Risk Category Grade Justification
Supply Risk High Supplier base is small, aging, and shrinking. Risk of a key supplier exiting the market is significant.
Price Volatility Medium Direct exposure to volatile copper and steel markets, but low demand moderates extreme supplier pricing power.
ESG Scrutiny Low Category is too small and obsolete to attract significant ESG focus. Inefficiency is its primary negative attribute.
Geopolitical Risk Low Manufacturing is distributed across stable regions (North America, Western Europe). Not dependent on a single country.
Technology Obsolescence High The category is functionally obsolete, having been almost entirely superseded by superior LED technology.

Actionable Sourcing Recommendations

  1. Implement a Last-Time Buy & MRO Strategy. For critical facilities with existing neon, consolidate spend with one primary supplier (e.g., Hansen). Immediately survey all sites to forecast 5-year MRO needs by part number.

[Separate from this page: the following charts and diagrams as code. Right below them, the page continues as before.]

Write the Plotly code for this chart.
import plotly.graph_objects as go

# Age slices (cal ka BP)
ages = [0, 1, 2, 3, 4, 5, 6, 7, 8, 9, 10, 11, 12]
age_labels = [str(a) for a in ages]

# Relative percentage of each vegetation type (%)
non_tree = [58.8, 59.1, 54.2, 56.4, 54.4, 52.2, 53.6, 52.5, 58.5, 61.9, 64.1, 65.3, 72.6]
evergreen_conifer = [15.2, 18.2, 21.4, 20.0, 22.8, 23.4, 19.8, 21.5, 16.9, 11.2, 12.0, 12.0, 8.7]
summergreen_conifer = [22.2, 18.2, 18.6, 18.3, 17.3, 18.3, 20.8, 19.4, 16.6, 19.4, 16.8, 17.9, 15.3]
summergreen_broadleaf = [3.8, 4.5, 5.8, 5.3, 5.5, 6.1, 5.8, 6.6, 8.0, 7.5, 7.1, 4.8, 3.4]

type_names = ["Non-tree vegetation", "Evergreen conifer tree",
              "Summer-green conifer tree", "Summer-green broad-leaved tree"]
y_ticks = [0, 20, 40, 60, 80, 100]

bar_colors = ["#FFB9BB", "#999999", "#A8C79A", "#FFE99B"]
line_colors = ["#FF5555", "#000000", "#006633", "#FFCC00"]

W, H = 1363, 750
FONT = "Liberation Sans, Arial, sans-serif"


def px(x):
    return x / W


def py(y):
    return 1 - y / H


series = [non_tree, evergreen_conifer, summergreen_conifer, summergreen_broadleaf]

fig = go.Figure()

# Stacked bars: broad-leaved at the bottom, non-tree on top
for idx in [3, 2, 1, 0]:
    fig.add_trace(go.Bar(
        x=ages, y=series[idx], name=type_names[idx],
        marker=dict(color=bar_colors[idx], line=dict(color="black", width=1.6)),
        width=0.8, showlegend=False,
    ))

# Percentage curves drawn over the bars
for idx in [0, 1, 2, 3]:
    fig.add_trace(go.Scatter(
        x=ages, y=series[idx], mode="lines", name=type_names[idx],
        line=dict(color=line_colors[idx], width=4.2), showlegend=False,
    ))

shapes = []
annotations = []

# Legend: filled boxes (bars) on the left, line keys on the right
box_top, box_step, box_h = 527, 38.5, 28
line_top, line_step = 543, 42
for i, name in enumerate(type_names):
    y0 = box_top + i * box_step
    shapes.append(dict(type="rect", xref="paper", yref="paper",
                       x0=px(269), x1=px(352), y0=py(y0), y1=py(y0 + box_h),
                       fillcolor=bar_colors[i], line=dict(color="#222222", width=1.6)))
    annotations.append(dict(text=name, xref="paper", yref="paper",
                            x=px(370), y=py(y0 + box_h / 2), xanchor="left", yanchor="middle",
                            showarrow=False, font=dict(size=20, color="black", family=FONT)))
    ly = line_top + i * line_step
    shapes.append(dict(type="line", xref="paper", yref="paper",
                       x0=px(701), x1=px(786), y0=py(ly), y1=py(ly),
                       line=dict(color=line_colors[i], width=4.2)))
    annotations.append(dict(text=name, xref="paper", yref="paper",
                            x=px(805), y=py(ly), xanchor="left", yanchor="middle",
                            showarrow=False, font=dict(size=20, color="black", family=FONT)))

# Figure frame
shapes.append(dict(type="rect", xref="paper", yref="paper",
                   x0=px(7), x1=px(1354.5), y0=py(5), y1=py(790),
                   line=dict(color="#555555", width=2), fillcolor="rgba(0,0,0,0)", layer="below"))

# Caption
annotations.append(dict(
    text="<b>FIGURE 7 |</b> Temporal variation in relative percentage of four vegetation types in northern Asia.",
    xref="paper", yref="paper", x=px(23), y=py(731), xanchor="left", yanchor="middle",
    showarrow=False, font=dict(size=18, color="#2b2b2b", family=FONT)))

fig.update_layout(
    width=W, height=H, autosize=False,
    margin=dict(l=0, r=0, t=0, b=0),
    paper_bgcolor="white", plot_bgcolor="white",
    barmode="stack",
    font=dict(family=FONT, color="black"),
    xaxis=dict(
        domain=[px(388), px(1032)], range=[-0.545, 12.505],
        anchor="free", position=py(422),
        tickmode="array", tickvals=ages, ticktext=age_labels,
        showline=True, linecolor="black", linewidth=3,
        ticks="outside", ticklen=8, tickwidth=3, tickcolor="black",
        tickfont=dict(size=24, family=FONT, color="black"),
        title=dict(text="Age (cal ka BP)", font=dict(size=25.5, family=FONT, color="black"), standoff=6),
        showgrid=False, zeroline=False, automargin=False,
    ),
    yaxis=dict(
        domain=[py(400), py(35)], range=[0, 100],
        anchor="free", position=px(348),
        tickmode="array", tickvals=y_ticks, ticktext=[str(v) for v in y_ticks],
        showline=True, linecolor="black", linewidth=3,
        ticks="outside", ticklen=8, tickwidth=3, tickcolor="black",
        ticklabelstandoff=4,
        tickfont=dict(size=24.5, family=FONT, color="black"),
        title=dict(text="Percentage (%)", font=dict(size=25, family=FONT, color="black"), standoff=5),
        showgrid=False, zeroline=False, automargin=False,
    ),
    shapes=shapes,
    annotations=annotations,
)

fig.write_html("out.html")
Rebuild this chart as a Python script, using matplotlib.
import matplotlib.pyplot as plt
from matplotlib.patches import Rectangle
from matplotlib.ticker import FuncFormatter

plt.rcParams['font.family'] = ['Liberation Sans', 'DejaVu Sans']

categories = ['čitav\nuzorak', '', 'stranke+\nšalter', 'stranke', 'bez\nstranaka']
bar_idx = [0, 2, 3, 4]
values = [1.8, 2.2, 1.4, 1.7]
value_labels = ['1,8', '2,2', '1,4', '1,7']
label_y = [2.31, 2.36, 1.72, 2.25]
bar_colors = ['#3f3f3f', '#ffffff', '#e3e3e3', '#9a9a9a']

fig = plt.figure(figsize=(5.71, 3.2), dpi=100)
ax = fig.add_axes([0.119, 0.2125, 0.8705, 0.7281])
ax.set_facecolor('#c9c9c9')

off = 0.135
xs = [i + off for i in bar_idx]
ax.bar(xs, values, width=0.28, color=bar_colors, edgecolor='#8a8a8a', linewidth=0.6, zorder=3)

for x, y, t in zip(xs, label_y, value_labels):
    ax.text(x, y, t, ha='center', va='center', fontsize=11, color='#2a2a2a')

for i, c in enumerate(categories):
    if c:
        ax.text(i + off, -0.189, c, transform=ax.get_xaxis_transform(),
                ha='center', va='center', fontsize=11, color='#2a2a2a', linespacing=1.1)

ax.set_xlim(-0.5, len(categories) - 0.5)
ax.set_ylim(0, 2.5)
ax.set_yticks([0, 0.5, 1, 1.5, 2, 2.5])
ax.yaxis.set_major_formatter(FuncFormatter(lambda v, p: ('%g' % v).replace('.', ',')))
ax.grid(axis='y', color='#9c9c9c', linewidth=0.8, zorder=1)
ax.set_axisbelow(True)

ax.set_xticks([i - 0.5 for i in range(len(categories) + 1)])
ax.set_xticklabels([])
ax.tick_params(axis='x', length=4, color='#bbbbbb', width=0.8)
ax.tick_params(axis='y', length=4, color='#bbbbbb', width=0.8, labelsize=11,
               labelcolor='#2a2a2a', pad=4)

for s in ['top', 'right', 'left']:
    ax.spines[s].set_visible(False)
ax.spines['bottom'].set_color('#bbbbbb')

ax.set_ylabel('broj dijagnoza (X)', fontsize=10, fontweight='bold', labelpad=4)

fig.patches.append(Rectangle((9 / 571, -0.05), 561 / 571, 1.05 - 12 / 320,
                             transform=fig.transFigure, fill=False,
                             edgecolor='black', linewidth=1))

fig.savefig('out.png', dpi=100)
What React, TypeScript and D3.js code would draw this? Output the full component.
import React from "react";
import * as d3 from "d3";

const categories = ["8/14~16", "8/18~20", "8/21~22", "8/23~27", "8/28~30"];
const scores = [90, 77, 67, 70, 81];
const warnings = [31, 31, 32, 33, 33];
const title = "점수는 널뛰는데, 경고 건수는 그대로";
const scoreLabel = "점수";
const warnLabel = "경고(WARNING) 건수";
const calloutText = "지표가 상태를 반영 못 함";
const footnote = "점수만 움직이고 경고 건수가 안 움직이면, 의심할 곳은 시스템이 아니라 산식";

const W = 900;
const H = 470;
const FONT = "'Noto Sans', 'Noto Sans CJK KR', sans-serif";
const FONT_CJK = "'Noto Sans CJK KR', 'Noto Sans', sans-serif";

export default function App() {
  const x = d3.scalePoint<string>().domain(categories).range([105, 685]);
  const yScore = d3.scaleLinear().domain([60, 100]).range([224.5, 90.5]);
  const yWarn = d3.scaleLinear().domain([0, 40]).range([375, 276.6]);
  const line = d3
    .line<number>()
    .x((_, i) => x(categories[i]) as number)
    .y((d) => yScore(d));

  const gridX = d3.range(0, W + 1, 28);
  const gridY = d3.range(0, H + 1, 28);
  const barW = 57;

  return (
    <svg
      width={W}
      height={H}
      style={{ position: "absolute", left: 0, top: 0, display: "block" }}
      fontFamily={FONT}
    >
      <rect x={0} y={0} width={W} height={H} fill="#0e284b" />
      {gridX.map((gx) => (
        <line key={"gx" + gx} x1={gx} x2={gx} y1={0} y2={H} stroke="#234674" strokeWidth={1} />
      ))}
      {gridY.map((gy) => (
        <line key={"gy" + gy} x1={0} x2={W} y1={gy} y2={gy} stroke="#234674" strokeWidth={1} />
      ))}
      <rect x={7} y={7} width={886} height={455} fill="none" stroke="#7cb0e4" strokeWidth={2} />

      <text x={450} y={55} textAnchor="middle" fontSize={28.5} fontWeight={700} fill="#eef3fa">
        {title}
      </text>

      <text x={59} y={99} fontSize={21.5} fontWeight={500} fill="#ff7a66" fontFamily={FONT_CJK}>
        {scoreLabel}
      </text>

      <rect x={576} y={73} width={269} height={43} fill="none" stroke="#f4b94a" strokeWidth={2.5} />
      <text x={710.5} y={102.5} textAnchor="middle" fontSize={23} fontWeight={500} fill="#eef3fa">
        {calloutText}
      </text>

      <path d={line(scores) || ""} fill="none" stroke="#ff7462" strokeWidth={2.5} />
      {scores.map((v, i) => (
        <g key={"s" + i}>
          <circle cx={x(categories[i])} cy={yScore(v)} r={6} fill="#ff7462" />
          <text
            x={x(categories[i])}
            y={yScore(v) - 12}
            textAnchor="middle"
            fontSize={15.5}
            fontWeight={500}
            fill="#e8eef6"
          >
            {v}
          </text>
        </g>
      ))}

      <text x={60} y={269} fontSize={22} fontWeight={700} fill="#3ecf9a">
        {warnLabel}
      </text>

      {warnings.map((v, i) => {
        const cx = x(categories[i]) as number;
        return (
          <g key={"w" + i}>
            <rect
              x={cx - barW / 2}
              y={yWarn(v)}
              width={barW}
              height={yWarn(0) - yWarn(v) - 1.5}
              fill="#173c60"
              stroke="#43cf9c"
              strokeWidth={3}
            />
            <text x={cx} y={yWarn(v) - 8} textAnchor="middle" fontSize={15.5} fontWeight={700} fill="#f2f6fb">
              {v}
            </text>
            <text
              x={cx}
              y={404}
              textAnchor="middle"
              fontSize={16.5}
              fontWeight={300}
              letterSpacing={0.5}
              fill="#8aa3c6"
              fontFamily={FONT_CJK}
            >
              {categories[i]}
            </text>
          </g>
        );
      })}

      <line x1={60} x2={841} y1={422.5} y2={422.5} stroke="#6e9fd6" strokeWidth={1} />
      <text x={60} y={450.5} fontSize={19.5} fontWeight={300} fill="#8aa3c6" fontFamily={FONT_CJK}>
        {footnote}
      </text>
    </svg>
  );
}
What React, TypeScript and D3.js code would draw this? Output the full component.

Execute a "last-time buy" or negotiate a forward supply agreement to secure this inventory, mitigating the High risk of supplier exit and product end-of-life within the next 24 months.

  2. Accelerate LED Substitution Program. Launch a formal TCO analysis to quantify savings from LED retrofits versus maintaining legacy neon. Partner with Facilities to create a funded, multi-year substitution plan, prioritizing high-visibility and high-maintenance locations. This addresses the High technology obsolescence risk and will generate an estimated 60-80% reduction in associated energy and maintenance spend, delivering a rapid payback.